Unfortunately this dumps all the useful info to a single 'message' field, so I still need to figure out how to make that doing something practical.


#6

Start with

filter { json { source => "message" } }

If that does not produce what you want then show us the output from

output { stdout { codec => rubydebug } }

and explain what you do not like about it.


(N) #7

Thanks for the info badger, the json is nested and is a set of events under message. Using your filter above I get a list of records with several very long json strings that could be called event[0], event[1], etc.

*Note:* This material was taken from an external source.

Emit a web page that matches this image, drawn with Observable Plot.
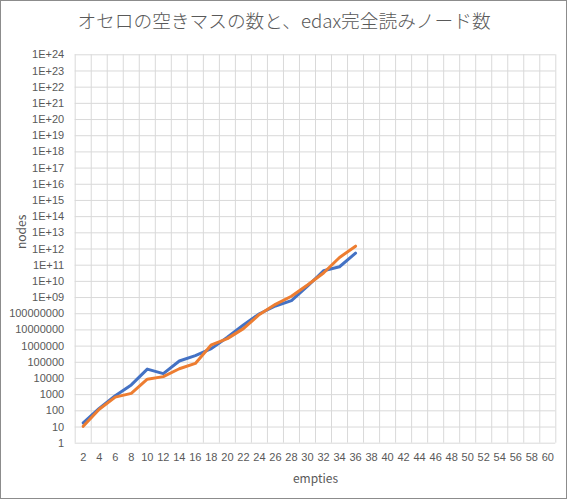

It looks like basically like this:

{"records": [
{ "LogicalServerName": "myservername", "SubscriptionId": "mysubid-uuid", "ResourceGroup": "Prod", "time": "2019-02-15T17:44:23.3870000Z", "resourceId": "/SUBSCRIPTIONS/mysubid-uuid/RESOURCEGROUPS/PROD/PROVIDERS/MICROSOFT.SQL/SERVERS/myservername/DATABASES/MASTER", "category": "SQLSecurityAuditEvents", "operationName": "AuditEvent"},
{ "LogicalServerName": "myservername", "SubscriptionId": "mysubid-uuid", "ResourceGroup": "Prod", "time": "2019-02-15T17:44:23.3870000Z", "resourceId": "/SUBSCRIPTIONS/mysubid-uuid/RESOURCEGROUPS/PROD/PROVIDERS/MICROSOFT.SQL/SERVERS/myservername/DATABASES/MASTER", "category": "SQLSecurityAuditEvents", "operationName": "AuditEvent"}
]}

That led me to the split function in logstash and I ended up with this, which does basically what I want:

filter {
    if [type] == "azure_event_hub" {
        json {
            source => "message"
        }
        split {
            field => ["records"]
        }
    }
}

Thanks everyone who helped!


(system) closed #8

This topic was automatically closed 28 days after the last reply. New replies are no longer allowed.